By placing punishment above all else, our criminal legal system tears apart countless lives and families—especially in Black and brown communities. We must end this injustice.


To end mass incarceration, investing in care will be a vital solution. Decades of disinvestment, violent policing, and mass incarceration have disproportionately hurt those with functional impairments: intellectual disabilities, mental health issues, and substance abuse issues.

  • Treatment Not Jail (A1263) will dramatically expand access to diversion courts; give individuals accused of crimes the right to be evaluated by a certified mental health professional for eligibility for drug court or mental treatment court; and improve the services offered and the dignity provided by the diversion court system.


In Ulster County, where 87% of residents are white, 63% of those incarcerated in state prisons are Black, Latine and other people of color. To provide true safety for all, we must fix our broken system of justice, and invest in public goods.

  • A patchwork of laws poorly protects incarcerated New Yorkers, and Rights Behind Bars (A8364) provides a comprehensive solution to address issues with visitation rights, mail access, uses of force , segregated confinement, and due process rights.
  • End “death by prison” by passing Elder Parole (A2035), which allows those who are 55 and older and have served 15 or more consecutive years the opportunity to be considered for parole. Increasingly longer sentences have created an ever expanding population of incarcerated seniors.
  • Require the Parole Board to evaluate those eligible based on who they are today, not the severity of the original charge, by passing the Fair & Timely Parole (A162). Too many New Yorkers in prison are de facto denied parole despite being eligible by a slow, racially biased, and impersonal parole system.
  • Pass the No Slavery in New York Act (A3412) to end forced labor in prison. While the 13th amendment generally abolished slavery in the United States, it created a shameful exemption for prison labor, which must be end.
  • Give New Yorkers incarcerated with lengthy sentences the opportunity to apply for a Second Look (A531) to reduce their sentences. This legislation would allow judges to reduce prison sentences below draconian mandatory minimums.
  • Increase opportunities for incarcerated New Yorkers to reduce the length of their sentence with Earned Time (A1128) by engaging in educational, vocational, and treatment-related activities.
  • End Predatory Court Fees (A4183), such DNA databank and probation fees, which have had a disproportionate impact on working class communities of color.
  • Provide free phone calls for incarcerated individuals (A2164).


On Dec. 22, 2020, a state trooper who was patrolling the New York State Thruway in the town of Ulster rammed a car, causing it to flip, leading to the death of 11-years-old Monica Goods. There is no true safety if we cannot hold law enforcement accountable.

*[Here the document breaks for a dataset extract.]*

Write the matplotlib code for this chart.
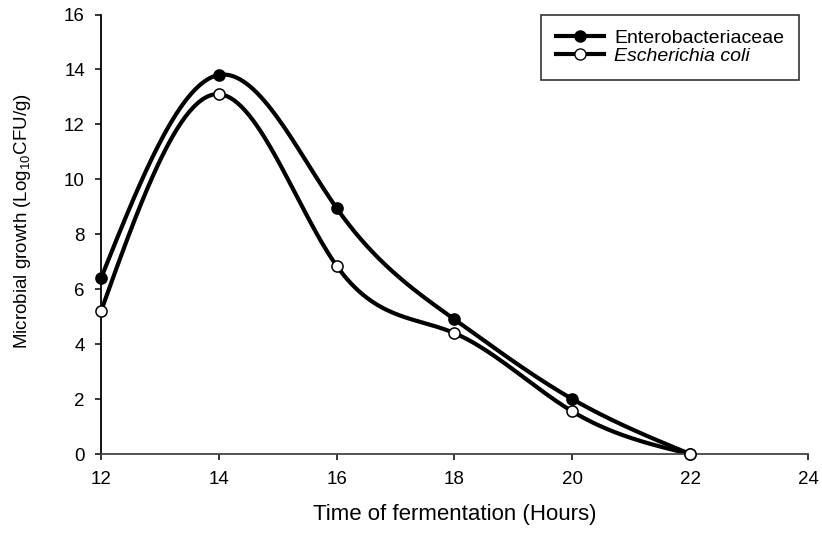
import numpy as np
import matplotlib
matplotlib.use('Agg')
import matplotlib.pyplot as plt

# ----------------------------------------------------------------------
# DATA
# ----------------------------------------------------------------------
hours = [12, 14, 16, 18, 20, 22]
entero = [6.4, 13.8, 8.95, 4.9, 2.0, 0.0]
ecoli = [5.2, 13.1, 6.85, 4.4, 1.55, 0.0]
x_ticks = [12, 14, 16, 18, 20, 22, 24]
y_ticks = [0, 2, 4, 6, 8, 10, 12, 14, 16]
# ----------------------------------------------------------------------

plt.rcParams['font.family'] = ['Liberation Sans', 'DejaVu Sans']
plt.rcParams['mathtext.fontset'] = 'custom'
plt.rcParams['mathtext.rm'] = 'Liberation Sans'


def natural_spline(x, y, n=300):
    # natural cubic spline through the data points, for a smooth line
    x = np.asarray(x, float)
    y = np.asarray(y, float)
    k = len(x)
    h = np.diff(x)
    A = np.zeros((k, k))
    b = np.zeros(k)
    A[0, 0] = A[-1, -1] = 1
    for i in range(1, k - 1):
        A[i, i - 1] = h[i - 1]
        A[i, i] = 2 * (h[i - 1] + h[i])
        A[i, i + 1] = h[i]
        b[i] = 6 * ((y[i + 1] - y[i]) / h[i] - (y[i] - y[i - 1]) / h[i - 1])
    M = np.linalg.solve(A, b)
    xs = np.linspace(x[0], x[-1], n)
    idx = np.clip(np.searchsorted(x, xs) - 1, 0, k - 2)
    x0, x1 = x[idx], x[idx + 1]
    hh = x1 - x0
    t0, t1 = x1 - xs, xs - x0
    ys = (M[idx] * t0 ** 3 + M[idx + 1] * t1 ** 3) / (6 * hh) \
        + (y[idx] / hh - M[idx] * hh / 6) * t0 \
        + (y[idx + 1] / hh - M[idx + 1] * hh / 6) * t1
    return xs, ys


fig = plt.figure(figsize=(8.22, 5.34), dpi=100)
ax = fig.add_axes([0.1229, 0.1498, 0.860, 0.823])

LW = 3.0
MS = 8.0
for vals, face in [(entero, 'black'), (ecoli, 'white')]:
    xs, ys = natural_spline(hours, vals)
    ax.plot(xs, ys, color='black', lw=LW, zorder=2)
    ax.plot(hours, vals, ls='none', marker='o', ms=MS, mfc=face,
            mec='black', mew=1.1, zorder=3, clip_on=False)

# legend proxies
h1, = ax.plot([], [], color='black', lw=LW, marker='o', ms=MS, mfc='black', mec='black')
h2, = ax.plot([], [], color='black', lw=LW, marker='o', ms=MS, mfc='white', mec='black')
leg = ax.legend([h1, h2], ['Enterobacteriaceae', 'Escherichia coli'],
                loc='upper right', bbox_to_anchor=(0.987, 1.0), fontsize=14,
                frameon=True, fancybox=False, edgecolor='black',
                handlelength=2.5, handletextpad=0.5, borderpad=0.75,
                labelspacing=0.05, borderaxespad=0)
leg.get_frame().set_linewidth(1.2)
leg.get_texts()[1].set_style('italic')

ax.set_xlim(12, 24)
ax.set_ylim(0, 16)
ax.set_xticks(x_ticks)
ax.set_yticks(y_ticks)
ax.tick_params(labelsize=13.5, direction='out', length=4.6, width=1.1)
ax.tick_params(axis='x', pad=7.5)
ax.tick_params(axis='y', pad=7)
for s in ['top', 'right']:
    ax.spines[s].set_visible(False)
for s in ['left', 'bottom']:
    ax.spines[s].set_linewidth(1.3)
ax.spines['bottom'].set_color('#444444')

ax.set_xlabel('Time of fermentation (Hours)', fontsize=16, labelpad=11.5)
ax.set_ylabel('Microbial growth (Log$_{10}$CFU/g)', fontsize=13.5)
ax.yaxis.set_label_coords(-0.096, 0.53)

fig.savefig('out.png', dpi=100)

  • End the defense of qualified immunity (A710) for law enforcement when they deprive the rights of New Yorkers, and provide a state cause of action that may be brought by injured individuals and the Attorney General.
  • Ban Dragnet Geolocation Surveillance (A3306) to stop law enforcement from conducting group searches based on location data and keywords searches.
  • Ban youth interrogations by police before they have consulted with a lawyer by passing the Justice for All Youth Act(A8923)
  • New York State promised to significantly increase funding to programs for at-risk youth after passing Raise the Age in 2018, but it has failed to do so. A6452 addresses this by expediting the disbursement of this critical funding.
  • Create a Prison Labor Board (A7452) to ensure prisons are following the labor law and incarcerated individuals are paid what they deserve. Clarify that Human Rights Law applies to correctional facilities (A2746).
  • Improve the Governor’s clemency process by passing the Clemency Justice Act (A155), which would create a more transparent, streamlined and just system for processing requests.
  • Expand access to Victims Compensation Funds (A2105) by removing the requirement that victims report the crime to police.
  • Allow families who have lost a loved one to recover compensation for emotional anguish by passing the Grieving Families Act (A6689).
  • Protect jury awards in discrimination cases from being reduced by the courts except in exceptional circumstances (A2865).
  • Expand the Commission of Corrections by adding 6 members (A5709). The bill would reduce the Governor’s control over the body, and bring people onto the commission with more diverse experiences. Currently, all the commissioners have worked in correctional administration.
  • Convicted felons currently cannot serve on juries even after they should have full citizenship rights upon release from prison. The Jury of Our Peers (A1432) ends this ban.
  • In legalizing cannabis, New York state intended for the benefits of legalization to disproportionately flow to individuals and communities most impacted by the war on drugs. Unfortunately, it’s currently unclear if people on parole can work at licensed cannabis shops, A9311 clarifies that under most circumstances, they can.